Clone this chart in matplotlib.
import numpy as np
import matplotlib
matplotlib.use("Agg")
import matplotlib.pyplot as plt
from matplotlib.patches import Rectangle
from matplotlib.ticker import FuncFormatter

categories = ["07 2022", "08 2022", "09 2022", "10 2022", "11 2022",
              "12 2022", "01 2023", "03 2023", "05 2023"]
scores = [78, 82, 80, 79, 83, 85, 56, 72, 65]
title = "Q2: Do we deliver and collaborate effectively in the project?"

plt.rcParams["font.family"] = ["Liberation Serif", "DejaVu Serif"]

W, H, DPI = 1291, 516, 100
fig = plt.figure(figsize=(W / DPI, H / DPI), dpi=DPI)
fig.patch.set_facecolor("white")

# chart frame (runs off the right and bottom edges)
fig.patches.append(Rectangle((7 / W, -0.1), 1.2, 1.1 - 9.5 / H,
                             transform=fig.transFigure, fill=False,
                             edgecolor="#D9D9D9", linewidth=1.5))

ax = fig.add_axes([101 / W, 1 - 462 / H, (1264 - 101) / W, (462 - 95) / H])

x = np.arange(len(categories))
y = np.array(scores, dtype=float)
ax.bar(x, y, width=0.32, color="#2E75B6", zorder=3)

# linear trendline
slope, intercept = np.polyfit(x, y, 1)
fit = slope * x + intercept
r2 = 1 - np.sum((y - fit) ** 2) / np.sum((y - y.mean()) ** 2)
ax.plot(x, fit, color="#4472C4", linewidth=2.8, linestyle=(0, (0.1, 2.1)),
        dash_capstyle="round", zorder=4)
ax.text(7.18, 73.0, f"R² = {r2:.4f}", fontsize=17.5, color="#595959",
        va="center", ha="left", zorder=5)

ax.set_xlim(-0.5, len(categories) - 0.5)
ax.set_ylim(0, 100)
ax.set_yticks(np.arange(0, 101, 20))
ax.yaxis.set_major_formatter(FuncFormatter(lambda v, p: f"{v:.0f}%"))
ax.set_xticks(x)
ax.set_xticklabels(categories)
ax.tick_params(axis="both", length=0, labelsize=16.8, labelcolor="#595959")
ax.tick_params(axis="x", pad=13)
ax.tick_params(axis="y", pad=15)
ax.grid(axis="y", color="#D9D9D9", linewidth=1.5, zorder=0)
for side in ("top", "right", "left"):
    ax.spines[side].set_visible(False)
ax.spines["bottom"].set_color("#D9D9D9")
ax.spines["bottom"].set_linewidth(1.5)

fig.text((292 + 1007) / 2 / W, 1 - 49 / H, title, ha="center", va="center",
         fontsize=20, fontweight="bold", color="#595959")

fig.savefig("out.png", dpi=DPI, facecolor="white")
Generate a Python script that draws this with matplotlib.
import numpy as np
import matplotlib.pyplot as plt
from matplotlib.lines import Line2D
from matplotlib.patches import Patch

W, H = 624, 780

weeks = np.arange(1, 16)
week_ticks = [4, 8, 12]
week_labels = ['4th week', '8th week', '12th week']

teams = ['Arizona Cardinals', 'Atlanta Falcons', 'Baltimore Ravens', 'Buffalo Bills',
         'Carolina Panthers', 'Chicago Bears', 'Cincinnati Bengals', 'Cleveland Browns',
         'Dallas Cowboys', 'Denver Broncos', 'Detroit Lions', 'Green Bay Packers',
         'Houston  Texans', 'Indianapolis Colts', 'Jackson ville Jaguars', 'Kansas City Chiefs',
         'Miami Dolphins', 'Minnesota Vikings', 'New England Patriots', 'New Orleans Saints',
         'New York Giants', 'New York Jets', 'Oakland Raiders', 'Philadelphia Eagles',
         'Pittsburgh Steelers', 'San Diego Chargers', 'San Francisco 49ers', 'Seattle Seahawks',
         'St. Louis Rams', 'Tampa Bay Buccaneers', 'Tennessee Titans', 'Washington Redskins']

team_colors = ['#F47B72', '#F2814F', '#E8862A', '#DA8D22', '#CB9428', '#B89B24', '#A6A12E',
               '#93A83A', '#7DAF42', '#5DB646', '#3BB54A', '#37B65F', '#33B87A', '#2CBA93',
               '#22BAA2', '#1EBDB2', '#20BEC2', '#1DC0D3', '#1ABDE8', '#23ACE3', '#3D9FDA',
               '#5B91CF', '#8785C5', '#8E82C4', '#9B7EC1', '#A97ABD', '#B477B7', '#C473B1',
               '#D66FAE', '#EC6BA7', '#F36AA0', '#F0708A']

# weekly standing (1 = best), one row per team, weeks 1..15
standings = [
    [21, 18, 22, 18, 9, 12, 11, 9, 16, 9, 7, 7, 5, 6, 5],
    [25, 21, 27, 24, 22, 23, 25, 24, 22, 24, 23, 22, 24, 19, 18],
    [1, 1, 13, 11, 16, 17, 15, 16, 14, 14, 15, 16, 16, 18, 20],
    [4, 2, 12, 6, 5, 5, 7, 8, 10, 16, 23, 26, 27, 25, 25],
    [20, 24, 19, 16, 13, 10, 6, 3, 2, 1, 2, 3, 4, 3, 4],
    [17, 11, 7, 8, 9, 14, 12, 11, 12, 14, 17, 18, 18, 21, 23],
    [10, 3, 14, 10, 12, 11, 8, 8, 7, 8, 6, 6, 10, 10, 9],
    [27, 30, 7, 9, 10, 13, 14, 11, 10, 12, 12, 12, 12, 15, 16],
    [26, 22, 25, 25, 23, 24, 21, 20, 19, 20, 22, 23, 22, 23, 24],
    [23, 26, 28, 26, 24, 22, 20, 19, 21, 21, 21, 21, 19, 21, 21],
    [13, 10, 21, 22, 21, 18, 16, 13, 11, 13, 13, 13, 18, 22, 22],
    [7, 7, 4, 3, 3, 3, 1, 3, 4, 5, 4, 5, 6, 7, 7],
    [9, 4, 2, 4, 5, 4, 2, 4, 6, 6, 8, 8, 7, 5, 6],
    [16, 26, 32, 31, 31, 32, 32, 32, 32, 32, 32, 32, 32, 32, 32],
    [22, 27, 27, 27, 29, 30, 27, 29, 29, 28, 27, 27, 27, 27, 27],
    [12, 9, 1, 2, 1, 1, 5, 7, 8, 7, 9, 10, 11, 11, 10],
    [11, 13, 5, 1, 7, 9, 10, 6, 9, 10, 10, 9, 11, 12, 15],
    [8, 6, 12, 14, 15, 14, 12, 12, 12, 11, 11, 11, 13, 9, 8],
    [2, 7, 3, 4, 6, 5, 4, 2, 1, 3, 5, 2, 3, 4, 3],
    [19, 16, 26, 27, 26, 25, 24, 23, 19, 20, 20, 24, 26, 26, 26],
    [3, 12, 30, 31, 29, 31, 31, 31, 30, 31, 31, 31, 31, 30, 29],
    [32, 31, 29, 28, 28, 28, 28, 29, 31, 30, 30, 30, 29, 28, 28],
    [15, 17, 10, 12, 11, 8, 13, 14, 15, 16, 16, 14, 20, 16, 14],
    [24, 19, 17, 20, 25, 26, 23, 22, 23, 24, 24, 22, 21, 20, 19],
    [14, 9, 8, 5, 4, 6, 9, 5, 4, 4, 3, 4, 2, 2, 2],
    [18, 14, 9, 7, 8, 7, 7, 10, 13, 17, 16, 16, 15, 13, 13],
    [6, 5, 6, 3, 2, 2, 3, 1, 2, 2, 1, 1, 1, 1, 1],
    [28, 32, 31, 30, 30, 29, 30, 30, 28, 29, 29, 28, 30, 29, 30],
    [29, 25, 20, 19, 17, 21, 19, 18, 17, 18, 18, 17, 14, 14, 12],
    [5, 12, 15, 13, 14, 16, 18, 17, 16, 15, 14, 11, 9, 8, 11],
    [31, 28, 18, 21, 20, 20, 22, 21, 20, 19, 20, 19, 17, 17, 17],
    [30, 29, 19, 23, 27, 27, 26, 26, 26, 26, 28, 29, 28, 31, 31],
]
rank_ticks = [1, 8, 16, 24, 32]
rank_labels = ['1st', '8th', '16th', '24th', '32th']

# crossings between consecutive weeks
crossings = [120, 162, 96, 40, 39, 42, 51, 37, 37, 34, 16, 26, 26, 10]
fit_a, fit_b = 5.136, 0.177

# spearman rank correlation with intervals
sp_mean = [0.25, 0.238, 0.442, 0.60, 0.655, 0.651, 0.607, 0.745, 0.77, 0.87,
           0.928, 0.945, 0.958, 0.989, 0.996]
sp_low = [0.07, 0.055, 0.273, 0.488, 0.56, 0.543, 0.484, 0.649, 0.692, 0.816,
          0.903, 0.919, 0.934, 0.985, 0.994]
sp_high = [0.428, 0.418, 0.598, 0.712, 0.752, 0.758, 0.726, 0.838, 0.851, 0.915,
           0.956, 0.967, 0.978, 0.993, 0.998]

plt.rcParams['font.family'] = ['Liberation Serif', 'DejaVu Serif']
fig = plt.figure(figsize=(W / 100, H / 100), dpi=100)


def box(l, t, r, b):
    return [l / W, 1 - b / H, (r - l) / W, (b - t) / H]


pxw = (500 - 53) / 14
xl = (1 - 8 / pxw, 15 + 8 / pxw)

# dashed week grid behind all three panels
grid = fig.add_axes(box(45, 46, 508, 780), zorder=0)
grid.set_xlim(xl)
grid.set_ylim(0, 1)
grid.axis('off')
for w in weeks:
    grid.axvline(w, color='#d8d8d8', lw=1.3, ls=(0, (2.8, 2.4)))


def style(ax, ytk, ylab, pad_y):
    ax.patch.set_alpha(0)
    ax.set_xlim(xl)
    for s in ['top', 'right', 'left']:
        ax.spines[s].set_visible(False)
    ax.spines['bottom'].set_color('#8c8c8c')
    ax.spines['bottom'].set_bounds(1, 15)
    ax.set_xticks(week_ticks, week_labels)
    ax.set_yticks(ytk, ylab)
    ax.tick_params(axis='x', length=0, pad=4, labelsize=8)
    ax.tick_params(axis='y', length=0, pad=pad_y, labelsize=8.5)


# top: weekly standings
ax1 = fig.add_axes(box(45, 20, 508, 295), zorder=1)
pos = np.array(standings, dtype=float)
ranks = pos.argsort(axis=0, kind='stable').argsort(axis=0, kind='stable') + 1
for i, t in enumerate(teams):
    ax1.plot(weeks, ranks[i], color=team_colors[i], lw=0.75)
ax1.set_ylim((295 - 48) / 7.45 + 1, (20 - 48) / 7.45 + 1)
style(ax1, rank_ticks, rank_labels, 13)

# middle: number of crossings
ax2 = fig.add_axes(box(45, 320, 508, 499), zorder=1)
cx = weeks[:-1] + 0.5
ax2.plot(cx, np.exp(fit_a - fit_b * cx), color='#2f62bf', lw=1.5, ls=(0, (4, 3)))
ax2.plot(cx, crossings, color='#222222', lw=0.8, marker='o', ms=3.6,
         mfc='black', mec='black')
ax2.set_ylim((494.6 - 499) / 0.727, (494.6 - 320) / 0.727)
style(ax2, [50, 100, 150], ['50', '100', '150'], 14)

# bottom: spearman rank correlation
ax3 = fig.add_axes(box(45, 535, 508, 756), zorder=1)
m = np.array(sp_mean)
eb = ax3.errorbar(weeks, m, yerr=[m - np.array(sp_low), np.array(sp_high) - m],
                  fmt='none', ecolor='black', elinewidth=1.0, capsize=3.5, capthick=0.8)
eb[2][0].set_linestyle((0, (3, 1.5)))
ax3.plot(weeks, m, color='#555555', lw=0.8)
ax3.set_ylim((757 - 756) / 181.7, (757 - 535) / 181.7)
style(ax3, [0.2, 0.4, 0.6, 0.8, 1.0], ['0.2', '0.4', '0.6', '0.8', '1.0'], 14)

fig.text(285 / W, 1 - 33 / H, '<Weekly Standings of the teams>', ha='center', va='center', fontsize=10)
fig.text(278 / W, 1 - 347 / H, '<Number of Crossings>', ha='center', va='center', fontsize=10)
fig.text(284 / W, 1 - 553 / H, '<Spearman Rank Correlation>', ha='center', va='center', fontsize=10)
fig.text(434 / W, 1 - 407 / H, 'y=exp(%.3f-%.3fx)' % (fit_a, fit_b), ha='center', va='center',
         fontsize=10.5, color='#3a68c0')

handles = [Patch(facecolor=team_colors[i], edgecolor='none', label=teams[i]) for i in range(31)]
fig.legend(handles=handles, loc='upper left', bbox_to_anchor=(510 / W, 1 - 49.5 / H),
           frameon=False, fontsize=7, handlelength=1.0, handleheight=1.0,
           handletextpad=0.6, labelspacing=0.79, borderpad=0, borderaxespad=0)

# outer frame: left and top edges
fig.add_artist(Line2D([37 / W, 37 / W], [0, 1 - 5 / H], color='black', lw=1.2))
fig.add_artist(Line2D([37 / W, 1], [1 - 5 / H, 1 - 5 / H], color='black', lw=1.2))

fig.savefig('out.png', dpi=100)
━━━━━━━━━━
Instruction ->
Set down, without any change, only the lines from the line that holds "Generate a Python" through the line that holds "W, H = 624, 780", both lines included.

Solution to this exercise ->
Generate a Python script that draws this with matplotlib.
import numpy as np
import matplotlib.pyplot as plt
from matplotlib.lines import Line2D
from matplotlib.patches import Patch

W, H = 624, 780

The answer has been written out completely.